Lutèce was a French restaurant in Manhattan that operated for more than 40 years before closing in early 2004. It once had a satellite restaurant on the Las Vegas Strip. 

It was famous for its Alsatian onion tart and a sauteed foie gras with dark chocolate sauce and bitter orange marmalade. In 1972, W magazine referred to it as one of "Les Six, the last bastions of grand luxe dining in New York." The other five were La Grenouille, La Caravelle, La Côte Basque, Lafayette, and Quo Vadis; of these, only La Grenouille remains open.

History
Lutèce was opened in 1961 by founder Andre Surmain, who brought young chef André Soltner to run the kitchen. Shortly thereafter, Surmain and Soltner became partners, and they ran the restaurant together until Surmain returned to Europe. He first retired to Majorca, then later ran Le Relais à Mougins in Mougins, southern France. In 1986, he returned to the US to open a branch of the same restaurant at the Palm Court Hotel in Palm Beach, Florida. 

Soltner became chef-owner of Lutèce until he sold it to Ark Restaurants in the 1990s.
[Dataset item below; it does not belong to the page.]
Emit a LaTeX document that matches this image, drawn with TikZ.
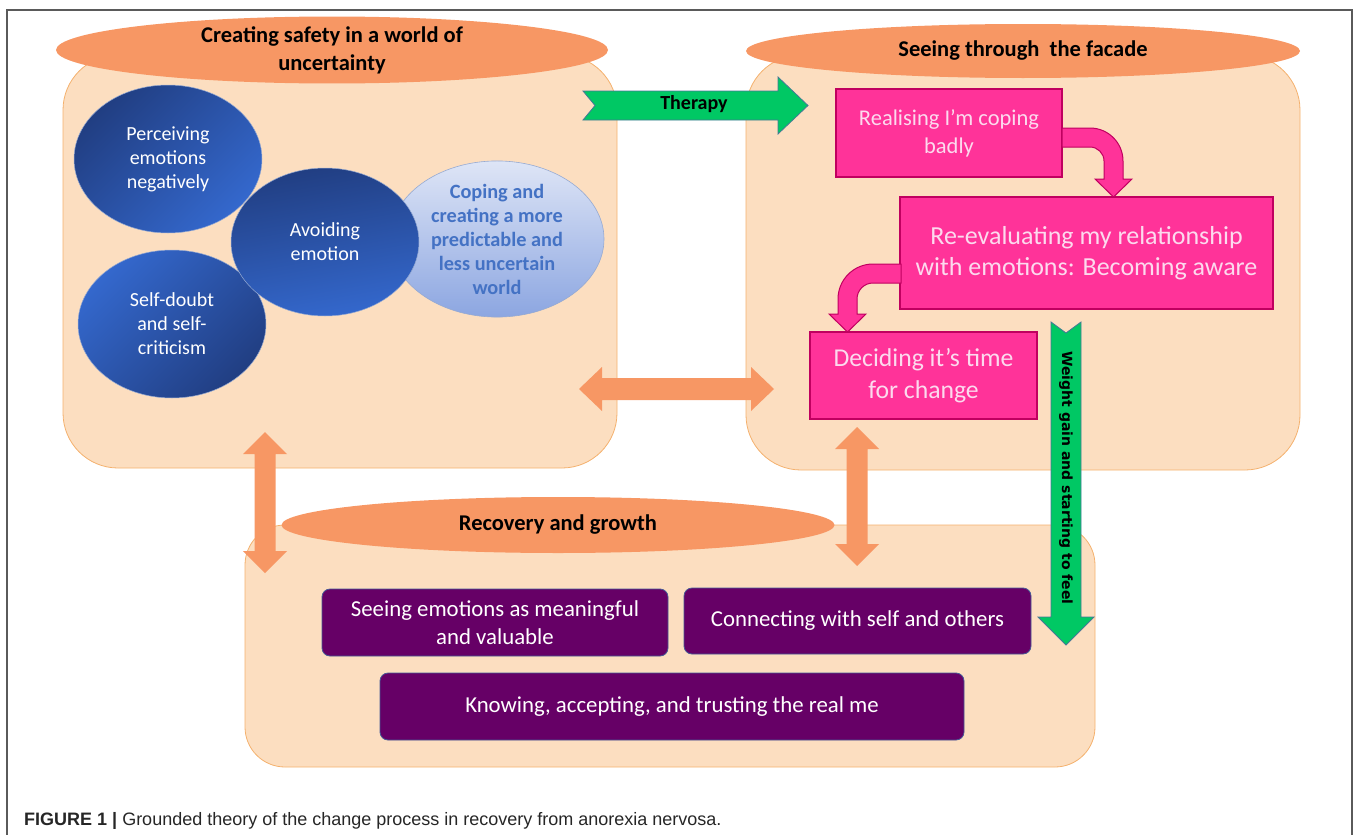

A second branch, located in the Grand Canal Shoppes at The Venetian Las Vegas on the Las Vegas Strip, opened in 1999 with David Feau as executive chef. Both locations earned the Mobil Travel Guide four star rating for the year 2002.

Lutèce closed on February 14, 2004, after a period of declining revenues attributed to having alienated its longtime customers with a change in menu following the restaurant's sale, and more general industry changes such as a decrease in lunchtime expense account diners and the effects on New York City's tourism industry following the September 11, 2001, attacks. 

Julia Child and a panel of food critics for Playboy magazine each proclaimed Lutèce the best restaurant in the United States, a rank it held in the Zagat's survey for six consecutive years in the 1980s.

In popular culture
The restaurant's reputation has led to it being used as a touchstone in film and television work made or set during the period when it was open. 
 in the book Marathon Man, set in the early 1970s, "Doc" takes "Babe" and his girlfriend "Elsa" there for a meal
 In season two of Mad Men, set in the 1960s, there are several scenes that are set at Lutèce and the restaurant is mentioned several times in other episodes. 
 The 1971 film A New Leaf shows Walter Matthau's character, once wealthy but now broke, visiting his favorite restaurant for the last time. 
 During the restaurant's 1980s heyday at the top of the Zagat's survey, it was mentioned in Wall Street (1987) by Gordon's call girl when talking to Bud Fox (Charlie Sheen).
 Mentioned in Crossing Delancey by Isabelle Grossman (Amy Irving) as the place of her intended birthday dinner.
 Mentioned in The Prince of Tides by Pat Conroy, in a scene where Dr. Susan Lowenstein and Tom Wingo dine together.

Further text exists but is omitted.